Elles étaient insérées dans une des listes. Leur dimension poignante m’a saisie, il m’a semblé alors qu’elles contenaient quelque chose de décisif pour l’ensemble du texte.
Tu exerces un autre métier, quelle place prend ou donnes-tu à l’écriture ? Quel est le temps et le lieu de l’écriture ?

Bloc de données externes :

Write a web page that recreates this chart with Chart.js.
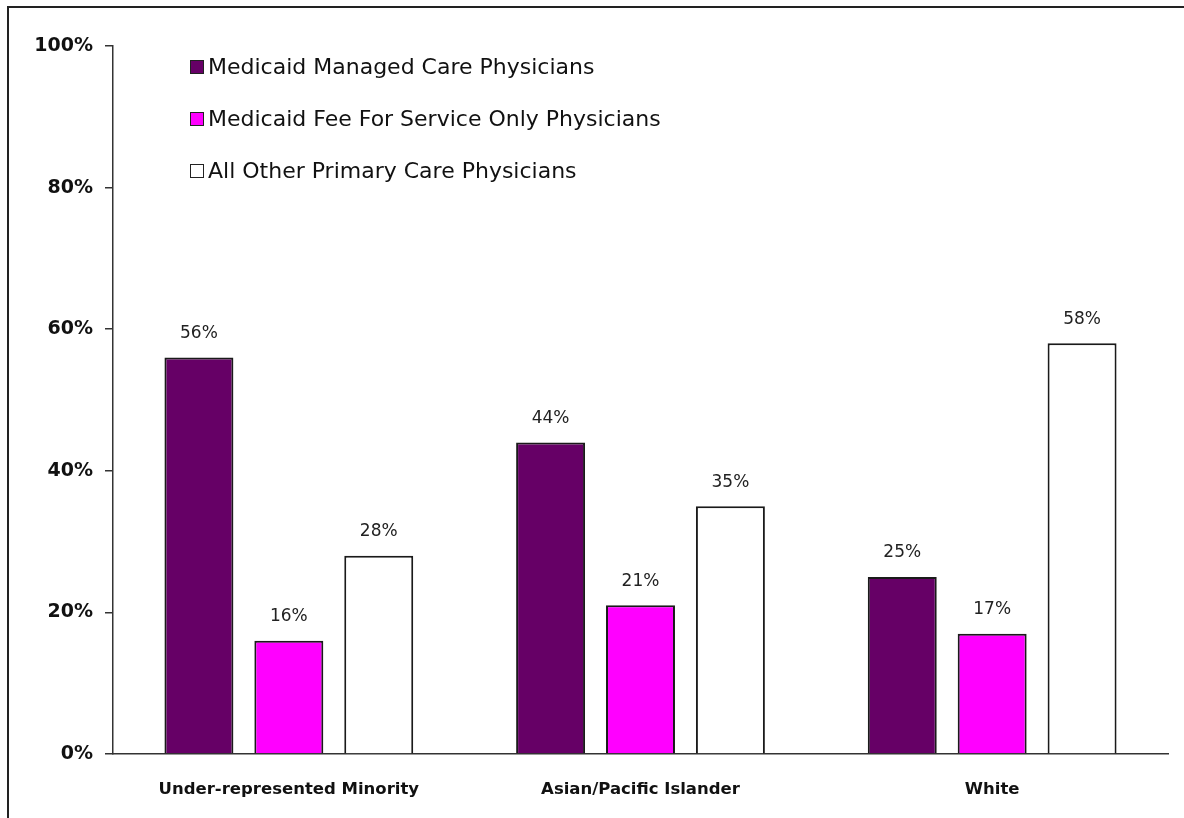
<!DOCTYPE html>
<html lang="en">
<head>
    <meta charset="UTF-8">
    <title>Physicians by race/ethnicity</title>
    <script src="https://cdn.jsdelivr.net/npm/chart.js@4.4.1/dist/chart.umd.min.js"></script>
    <style>
        body {
            margin: 0;
            background-color: #fff;
        }
        .chart-box {
            width: 1184px;
            height: 818px;
        }
    </style>
</head>
<body>
    <div class="chart-box">
        <canvas id="myChart"></canvas>
    </div>

    <script>
        const categories = ['Under-represented Minority', 'Asian/Pacific Islander', 'White'];
        const seriesNames = [
            'Medicaid Managed Care Physicians',
            'Medicaid Fee For Service Only Physicians',
            'All Other Primary Care Physicians'
        ];
        const managedCare = [56, 44, 25];
        const feeForService = [16, 21, 17];
        const allOther = [28, 35, 58];
        const yTicks = [0, 20, 40, 60, 80, 100];

        const fontFamily = '"DejaVu Sans", Arial, sans-serif';

        // frame line along the top and left edge of the picture
        const framePlugin = {
            id: 'frame',
            afterDraw(chart) {
                const ctx = chart.ctx;
                ctx.save();
                ctx.strokeStyle = '#222';
                ctx.lineWidth = 2;
                ctx.beginPath();
                ctx.moveTo(8, chart.height);
                ctx.lineTo(8, 7);
                ctx.lineTo(chart.width, 7);
                ctx.stroke();
                ctx.restore();
            }
        };

        // value labels above each bar
        const valueLabels = {
            id: 'valueLabels',
            afterDatasetsDraw(chart) {
                const ctx = chart.ctx;
                ctx.save();
                ctx.font = '17px ' + fontFamily;
                ctx.fillStyle = '#222';
                ctx.textAlign = 'center';
                ctx.textBaseline = 'middle';
                chart.data.datasets.forEach((ds, i) => {
                    chart.getDatasetMeta(i).data.forEach((bar, j) => {
                        ctx.fillText(ds.data[j] + '%', bar.x, bar.y - 24);
                    });
                });
                ctx.restore();
            }
        };

        // legend drawn inside the plot area, stacked
        const innerLegend = {
            id: 'innerLegend',
            afterDraw(chart) {
                const ctx = chart.ctx;
                ctx.save();
                ctx.font = '22px ' + fontFamily;
                ctx.textBaseline = 'middle';
                chart.data.datasets.forEach((ds, i) => {
                    const y = 67 + i * 52;
                    ctx.fillStyle = ds.backgroundColor;
                    ctx.fillRect(190, y - 7, 14, 14);
                    ctx.strokeStyle = '#222';
                    ctx.lineWidth = 1;
                    ctx.strokeRect(190.5, y - 6.5, 13, 13);
                    ctx.fillStyle = '#111';
                    ctx.fillText(ds.label, 208, y + 1);
                });
                ctx.restore();
            }
        };

        const ctx = document.getElementById('myChart').getContext('2d');
        new Chart(ctx, {
            type: 'bar',
            data: {
                labels: categories,
                datasets: [
                    { label: seriesNames[0], data: managedCare, backgroundColor: '#660066' },
                    { label: seriesNames[1], data: feeForService, backgroundColor: '#ff00ff' },
                    { label: seriesNames[2], data: allOther, backgroundColor: '#ffffff' }
                ].map(d => Object.assign(d, {
                    borderColor: '#1a1a1a',
                    borderWidth: 2,
                    categoryPercentage: 0.767,
                    barPercentage: 0.767
                }))
            },
            options: {
                responsive: true,
                maintainAspectRatio: false,
                animation: false,
                layout: {
                    padding: { left: 0, top: 46, right: 16, bottom: 0 }
                },
                plugins: {
                    legend: { display: false },
                    tooltip: { enabled: false }
                },
                scales: {
                    x: {
                        grid: { display: false },
                        border: { display: true, color: '#333', width: 1.5 },
                        ticks: {
                            color: '#111',
                            padding: 18,
                            font: { family: fontFamily, size: 16.5, weight: 'bold' }
                        },
                        afterFit(scale) { scale.height = 64; }
                    },
                    y: {
                        min: 0,
                        max: 100,
                        afterBuildTicks(scale) {
                            scale.ticks = yTicks.map(v => ({ value: v }));
                        },
                        grid: {
                            drawOnChartArea: false,
                            drawTicks: true,
                            tickLength: 8,
                            tickColor: '#333',
                            lineWidth: 1.5
                        },
                        border: { display: true, color: '#333', width: 1.5 },
                        ticks: {
                            color: '#111',
                            padding: 12,
                            font: { family: fontFamily, size: 19, weight: 'bold' },
                            callback: v => v + '%'
                        },
                        afterFit(scale) { scale.width = 113; }
                    }
                }
            },
            plugins: [framePlugin, valueLabels, innerLegend]
        });
    </script>
</body>
</html>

Je travaille toujours plus ou moins dans le champ carcéral puisque je travaille auprès du contrôleur des lieux de privation de liberté. Je visite donc des établissements (de santé, de police, des prisons ...) pour voir si le respect des droits fondamentaux des personnes captives sont respectés. C’est un métier à la fois passionnant et aussi dévorant avec lequel on ne fait pas l’économie de soi. Mais j’ai toujours connu cela, un combat bien compliqué pour laisser à l’écriture sa place. Ecrire un livre me prend cinq ans et ce sont de petits livres. Je me dis souvent qu’ils portent la marque de cette absence d’espace, du ramassement dont ils sont issus. Peut être les formes brèves sont la marque aussi de cela, de la rareté du temps d’écrire. Parfois, envers et contre tout, je sens l’écriture s’imposer, une observation, un type de pensée, des mots qui s’associent, un détour du sillon bien droit du travail (le lièvre, encore). J’essaye de conserver ces brefs surgissements, mais ... c’est fugace et les petits carnets ne sont pas toujours là. L’écriture des carnets n’est pas toujours associée à l’existence d’un livre et maintenant que plusieurs de mes livres ont été publiés, je me rends compte qu’il est bon que toute écriture ne soit pas subordonnée à une publication. Lorsqu’un livre s’annonce, il faut que je trouve des plages plus longues (les vacances, parfois des congés pris parce que j’ai été aidée par une bourse). Je sais que, à supposer que ce soit possible, je n’aurais pas aimé que l’écriture soit un métier. Je n’aime pas plus qu’elle soit une médecine. J’aime qu’elle soit déliée de toute emprise. Je ne sais pas ce qui se passera lorsque je ne travaillerai plus, lorsque ces muscles antagonistes, travail / écriture, ne se conjugueront plus, faut-il craindre que le mouvement ne se fasse plus ? J’espère bien que l’écriture soit une mauvaise herbe, qu’elle ignore terrain, contexte et climat et pousse puisqu’il le lui faut.